■ DATA PROVIDED ■
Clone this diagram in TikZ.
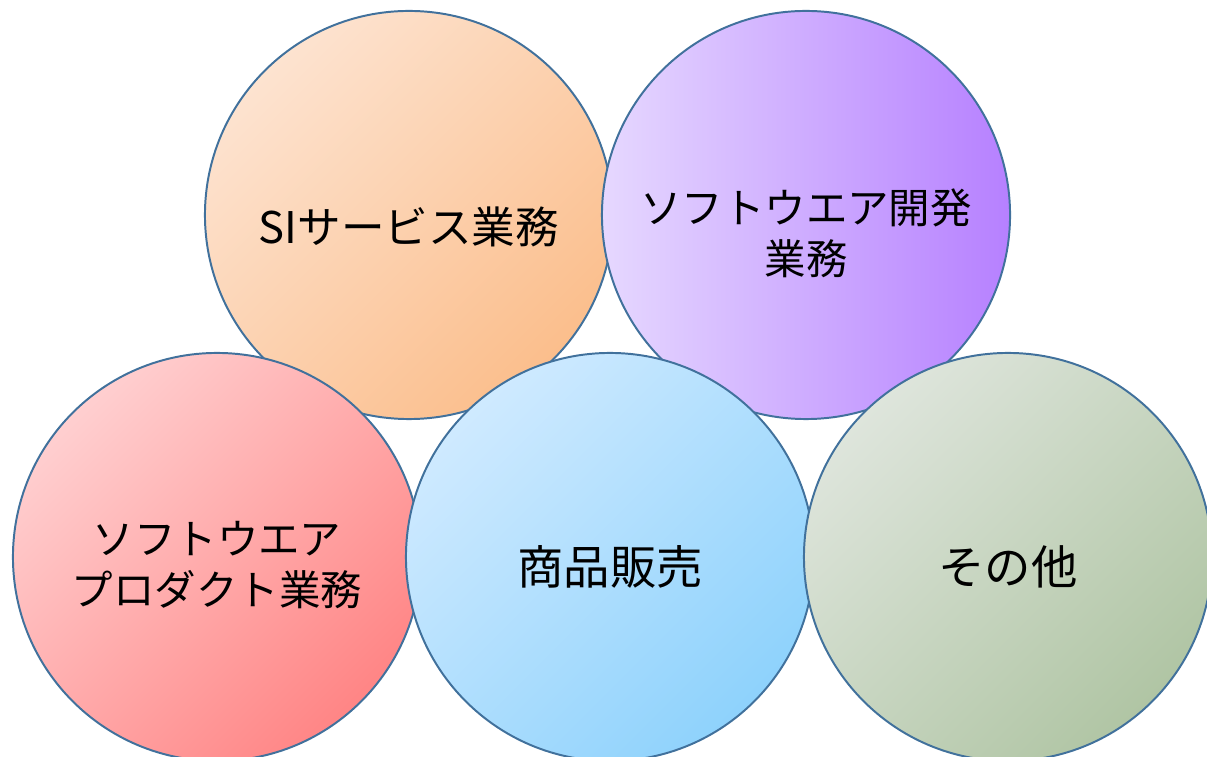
\documentclass[tikz,border=0pt]{standalone}
\usepackage{fontspec}
\setmainfont{Noto Sans CJK JP}
\usepackage{tikz}
\usepackage{xcolor}
\usetikzlibrary{shapes.geometric, positioning, calc}

\definecolor{rim}{RGB}{65,113,156}
\definecolor{siA}{HTML}{FDE3D0}
\definecolor{siB}{HTML}{FBBE8C}
\definecolor{devA}{HTML}{E6D8FF}
\definecolor{devB}{HTML}{B680FF}
\definecolor{prodA}{HTML}{FFCFD0}
\definecolor{prodB}{HTML}{FF8585}
\definecolor{saleA}{HTML}{CFEAFF}
\definecolor{saleB}{HTML}{8ED2FC}
\definecolor{etcA}{HTML}{DEE5DC}
\definecolor{etcB}{HTML}{B0C5A4}

\begin{document}
\begin{tikzpicture}[x=0.025cm, y=0.025cm,
            bubble/.style={circle, draw=rim, line width=1.4pt, minimum size=10.2cm, inner sep=0pt, outer sep=0pt},
            diag/.style 2 args={bubble, top color=#1, bottom color=#2, shading angle=45},
            label_text/.style={align=center, font=\fontsize{29.5}{36}\selectfont, text=black},
            big_text/.style={label_text, font=\fontsize{33}{38}\selectfont}
        ]

\useasboundingbox (0,0) rectangle (1207,756);
\clip (0,0) rectangle (1207,756);

% Upper row
            \node[diag={siA}{siB}] (si) at (409,541) {};
            \node[bubble, left color=devA, right color=devB] (dev) at (806,541) {};

% Lower row
            \node[diag={prodA}{prodB}] (prod) at (217,199) {};
            \node[diag={saleA}{saleB}] (sale) at (610,199) {};
            \node[diag={etcA}{etcB}] (etc) at (1008,199) {};

% Labels
            \node[label_text, font=\fontsize{31}{36}\selectfont] (si_lbl) at ([yshift=-0.3cm]si.center) {SIサービス業務};
            \node[label_text] (dev_lbl) at ([yshift=-0.45cm]dev.center) {ソフトウエア開発\\業務};
            \node[label_text] (prod_lbl) at ([yshift=-0.2cm]prod.center) {ソフトウエア\\プロダクト業務};
            \node[big_text] (sale_lbl) at ([yshift=-0.25cm]sale.center) {商品販売};
            \node[big_text] (etc_lbl) at ([yshift=-0.25cm]etc.center) {その他};

        \end{tikzpicture}
\end{document}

■ WHAT TO DO ■
Restate the entire listing word for word, excluding pictures.

■ EXERCISE SOLUTION ■
Clone this diagram in TikZ.
\documentclass[tikz,border=0pt]{standalone}
\usepackage{fontspec}
\setmainfont{Noto Sans CJK JP}
\usepackage{tikz}
\usepackage{xcolor}
\usetikzlibrary{shapes.geometric, positioning, calc}

\definecolor{rim}{RGB}{65,113,156}
\definecolor{siA}{HTML}{FDE3D0}
\definecolor{siB}{HTML}{FBBE8C}
\definecolor{devA}{HTML}{E6D8FF}
\definecolor{devB}{HTML}{B680FF}
\definecolor{prodA}{HTML}{FFCFD0}
\definecolor{prodB}{HTML}{FF8585}
\definecolor{saleA}{HTML}{CFEAFF}
\definecolor{saleB}{HTML}{8ED2FC}
\definecolor{etcA}{HTML}{DEE5DC}
\definecolor{etcB}{HTML}{B0C5A4}

\begin{document}
\begin{tikzpicture}[x=0.025cm, y=0.025cm,
            bubble/.style={circle, draw=rim, line width=1.4pt, minimum size=10.2cm, inner sep=0pt, outer sep=0pt},
            diag/.style 2 args={bubble, top color=#1, bottom color=#2, shading angle=45},
            label_text/.style={align=center, font=\fontsize{29.5}{36}\selectfont, text=black},
            big_text/.style={label_text, font=\fontsize{33}{38}\selectfont}
        ]

\useasboundingbox (0,0) rectangle (1207,756);
\clip (0,0) rectangle (1207,756);

% Upper row
            \node[diag={siA}{siB}] (si) at (409,541) {};
            \node[bubble, left color=devA, right color=devB] (dev) at (806,541) {};

% Lower row
            \node[diag={prodA}{prodB}] (prod) at (217,199) {};
            \node[diag={saleA}{saleB}] (sale) at (610,199) {};
            \node[diag={etcA}{etcB}] (etc) at (1008,199) {};

% Labels
            \node[label_text, font=\fontsize{31}{36}\selectfont] (si_lbl) at ([yshift=-0.3cm]si.center) {SIサービス業務};
            \node[label_text] (dev_lbl) at ([yshift=-0.45cm]dev.center) {ソフトウエア開発\\業務};
            \node[label_text] (prod_lbl) at ([yshift=-0.2cm]prod.center) {ソフトウエア\\プロダクト業務};
            \node[big_text] (sale_lbl) at ([yshift=-0.25cm]sale.center) {商品販売};
            \node[big_text] (etc_lbl) at ([yshift=-0.25cm]etc.center) {その他};

        \end{tikzpicture}
\end{document}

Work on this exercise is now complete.